My impressions so far. Firstly it's always amazing how efficient some people are. It's only day 2 of the course and I see some participants already posting their final assignments; rather daunting to the new recruit I imagine. It's mostly self study however despite the clear ambitions of the course leaders to offer arenas for discussion such as groups in Google+, Twitter and using the hashtag to aggregate relevant content from our blogs and other channels. This leads to a dilemma when approaching a MOOC. You can focus on ticking the boxes and completing the course but you may not have time to notice the fascinating little byways that appear now and again that invite further investigation. If you choose to go off the beaten track you may learn a lot but you may never return to the course path. I tend to wander off and I'm sure many others do too. That's why I don't think "drop-out" rates are so relevant in open learning. Open means you can come and go as you want.
Since I've been working with OER and Creative Commons for several years now the subject matter is pretty familiar. What's more interesting is reading the comments and interactions and trying to contribute without simply echoing others. One question was whether teaching is a profession or a vocation and this has forced us to formulate an answer to a question we probably haven't really thought much about. After some thought I decided that "Vocation is a feeling/passion, profession is a role/skillset" and that set off a bit of discussion that was unexpected and welcome.

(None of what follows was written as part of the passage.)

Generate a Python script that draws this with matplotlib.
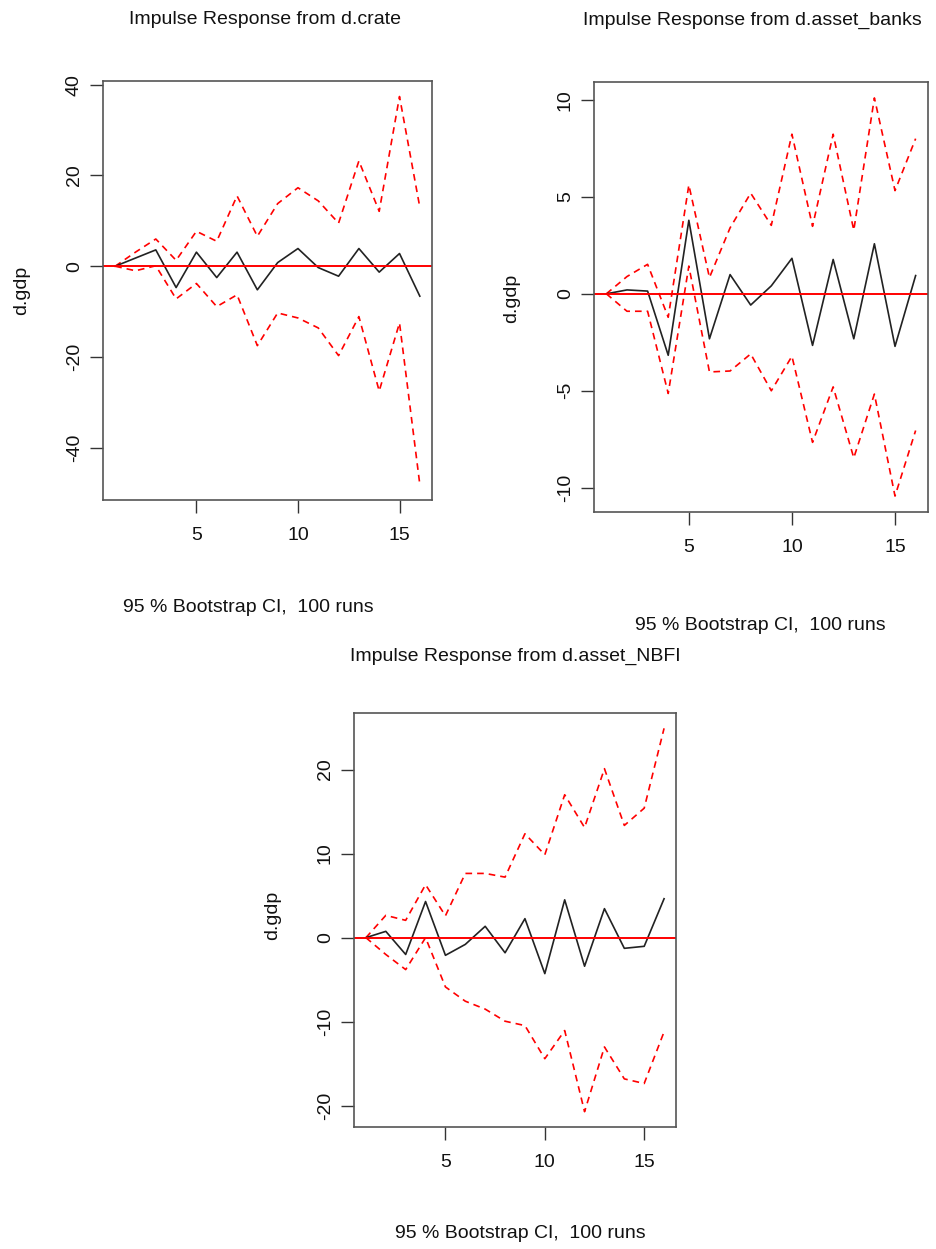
import matplotlib.pyplot as plt

steps = list(range(1, 17))

# Panel 1: Impulse Response from d.crate
crate_irf = [0, 1.8, 3.6, -4.7, 3.1, -2.5, 3.1, -5.2, 0.8, 3.9, -0.3, -2.2, 3.9, -1.3, 2.8, -6.6]
crate_upper = [0, 3.1, 6.0, 1.3, 7.7, 5.5, 15.5, 6.6, 13.8, 17.3, 14.4, 9.5, 23.2, 12.1, 37.4, 13.0]
crate_lower = [0, -1.0, 0.1, -7.2, -3.8, -8.9, -6.3, -17.5, -10.3, -11.4, -13.6, -19.7, -11.1, -27.5, -12.5, -48.1]

# Panel 2: Impulse Response from d.asset_banks
banks_irf = [0, 0.2, 0.14, -3.17, 3.79, -2.32, 0.99, -0.58, 0.41, 1.83, -2.66, 1.77, -2.32, 2.58, -2.71, 0.94]
banks_upper = [0, 0.89, 1.52, -1.21, 5.61, 0.84, 3.4, 5.19, 3.53, 8.23, 3.48, 8.23, 3.28, 10.1, 5.32, 8.0]
banks_lower = [0, -0.9, -0.9, -5.14, 1.43, -4.03, -3.98, -3.1, -5.0, -3.22, -7.66, -4.8, -8.46, -5.17, -10.43, -7.05]

# Panel 3: Impulse Response from d.asset_NBFI
nbfi_irf = [0, 0.75, -2.0, 4.3, -2.1, -0.8, 1.35, -1.8, 2.26, -4.28, 4.5, -3.4, 3.45, -1.27, -1.03, 4.63]
nbfi_upper = [0, 2.65, 2.06, 6.3, 2.6, 7.64, 7.64, 7.2, 12.36, 9.86, 17.0, 13.1, 20.1, 13.35, 15.4, 24.9]
nbfi_lower = [0, -2.0, -3.8, 0.0, -5.86, -7.56, -8.5, -9.94, -10.46, -14.4, -11.05, -20.7, -13.0, -16.8, -17.35, -11.2]

titles = ["Impulse Response from d.crate", "Impulse Response from d.asset_banks",
          "Impulse Response from d.asset_NBFI"]
subtitle = "95 % Bootstrap CI,  100 runs"
ylab = "d.gdp"
xticks = [5, 10, 15]
yticks1 = [-40, -20, 0, 20, 40]
yticks2 = [-10, -5, 0, 5, 10]
yticks3 = [-20, -10, 0, 10, 20]

plt.rcParams['font.family'] = ['Liberation Sans', 'DejaVu Sans']

W, H = 936, 1249
fig = plt.figure(figsize=(W / 100, H / 100), dpi=100)
fig.patch.set_facecolor('white')


def add_ax(l, t, r, b):
    return fig.add_axes([l / W, 1 - b / H, (r - l) / W, (b - t) / H])


panels = [
    dict(box=(103, 81, 432, 500), irf=crate_irf, up=crate_upper, lo=crate_lower, yt=yticks1,
         title=(265, 20), sub=(248, 608), yl=(22, 290)),
    dict(box=(594, 82, 928, 512), irf=banks_irf, up=banks_upper, lo=banks_lower, yt=yticks2,
         title=(752, 20), sub=(760, 625), yl=(512, 298)),
    dict(box=(354, 713, 676, 1127), irf=nbfi_irf, up=nbfi_upper, lo=nbfi_lower, yt=yticks3,
         title=(515, 656), sub=(520, 1233), yl=(273, 915)),
]

for p, title in zip(panels, titles):
    ax = add_ax(*p['box'])
    ax.plot(steps, p['lo'], color='red', lw=1.2, ls=(0, (4, 3)))
    ax.plot(steps, p['up'], color='red', lw=1.2, ls=(0, (4, 3)))
    ax.plot(steps, p['irf'], color='#222222', lw=1.2)
    ax.axhline(0, color='red', lw=1.4)
    ax.margins(x=0.04, y=0.04)
    ax.set_xticks(xticks)
    ax.set_yticks(p['yt'])
    ax.set_yticklabels([str(v) for v in p['yt']], rotation=90, va='center')
    ax.tick_params(direction='out', length=9.5, width=1, color='#333333', labelsize=14,
                   labelcolor='#111111')
    ax.tick_params(axis='x', pad=10)
    ax.tick_params(axis='y', pad=5)
    for s in ax.spines.values():
        s.set_color('#555555')
        s.set_linewidth(1.2)
    fig.text(p['title'][0] / W, 1 - p['title'][1] / H, title, ha='center', va='center',
             fontsize=14, color='#111111')
    fig.text(p['sub'][0] / W, 1 - p['sub'][1] / H, subtitle, ha='center', va='center',
             fontsize=14, color='#111111')
    fig.text(p['yl'][0] / W, 1 - p['yl'][1] / H, ylab, ha='center', va='center',
             rotation=90, fontsize=14, color='#111111')

fig.savefig('out.png', dpi=100, facecolor='white')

I realised that just as we talk about formal and informal learning we can also have formal and informal teaching. Many of the greatest teachers were not trained, they simply taught driven by a passion for it. Many formal teachers are highly trained and qualified but lack the passion to genuinely connect with their students. Having both the passion and the professional expertise is of course the perfect combination but passion trumps qualification every time in my opinion.
Lets' see how where the path leads next.